П. А. Стрепетова

П. А. Стрепетова

(1850–1906)

1

Маленькая, некрасивая, немного кривобокая, сутуловатая и жалкая во всей фигуре Стрепетова обладала умным лицом, глазами, дышавшими жизнью, и голосом, глубоко западавшим в сердце. Я никогда не был поклонником своеобразного дарования артистки. Савина стояла неизмеримо выше. Ведь Стрепетова играла все одно и то же, на одной и той же, хотя и музыкальной, глубоко прочувствованной ноте, в то время как Савина вышивала по роли интересный, цветистый и затейливый узор. Талант Стрепетовой требовал большой шлифовки. Она подкупала искренностью в тех сценах, которые по характеру были лично близки, хорошо изображала измученных жизнью, убитых горем женщин, не любимых, страдающих. Порой захватывала даже актеров, с ней игравших, но меня всегда заставляла нервничать. Говорили, что она играет нутром. Нелепое, избитое слово! На сцене нельзя играть нутром, нельзя всего переживать, это абсурд! Можно до известной степени сочувствовать тому или другому положению. Это то творческое сочувствие, о котором поэт так хорошо сказал: «Над вымыслом слезами обольюсь!..» Но это одно сочувствие художника не создает. Необходима работа, техника, полное овладение всеми сценическими средствами. У Стрепетовой было этого мало! […]

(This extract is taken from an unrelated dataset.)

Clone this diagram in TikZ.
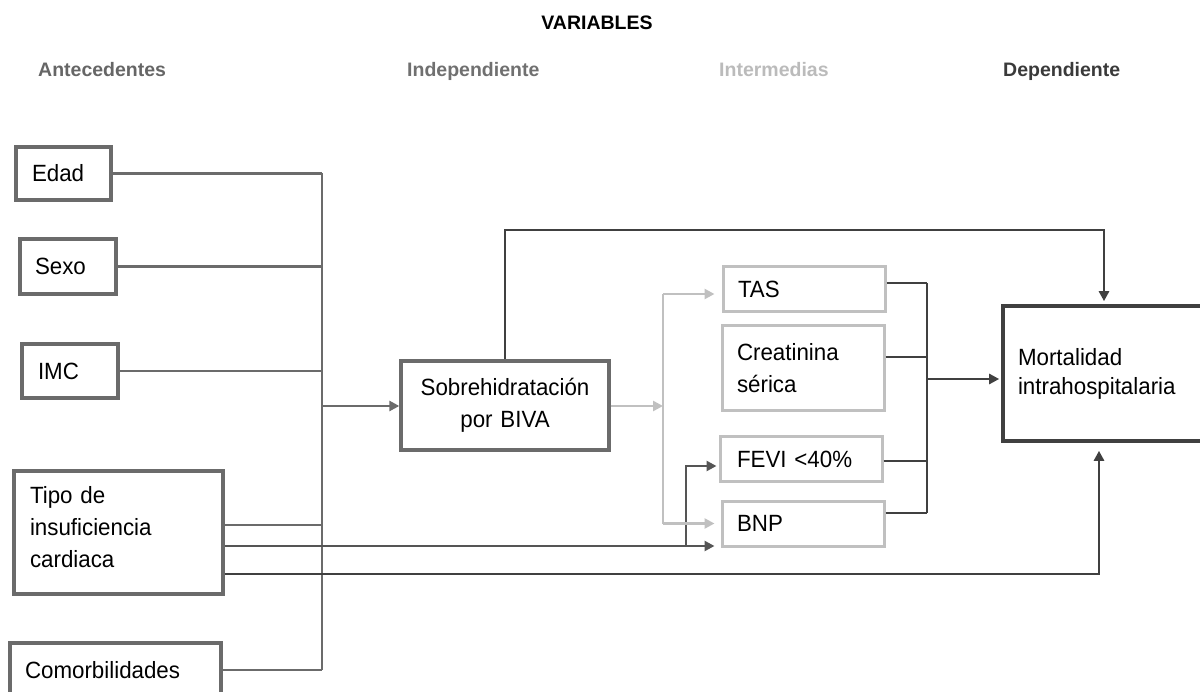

Савина и Стрепетова быстро сдружились. Их нежности все дивились. Но как только стал возрастать успех Стрепетовой, нежные чувства Савиной стали остывать, и скоро они сделались врагами из-за ролей, хотя, собственно говоря, делить им было абсолютно нечего. У каждой были свои роли, в которых каждая была по-своему хороша. Про Савину стали ходить по городу слухи, что она интригует против Стрепетовой. В бенефис свой Стрепетова поставила «Горькую судьбину», подкупив студенческую молодежь Писемским, но партеру и театралам она в роли Лизаветы не понравилась. Говорили, что очень вульгарна. Но казанское общество относилось к ней очень хорошо. Даже те, кто не любил в ней актрису, жалели женщину. За два месяца она должна была получить пятьсот рублей, но Медведев заплатил ей семьсот, так как она подняла сильно сборы и интерес к театру. Дирекция Казанского театра просила ее остаться. Она запросила триста рублей, дирекция торговалась из-за грошей, и Стрепетова не согласилась, а подписала к добрейшему Медведеву на двести пятьдесят! […]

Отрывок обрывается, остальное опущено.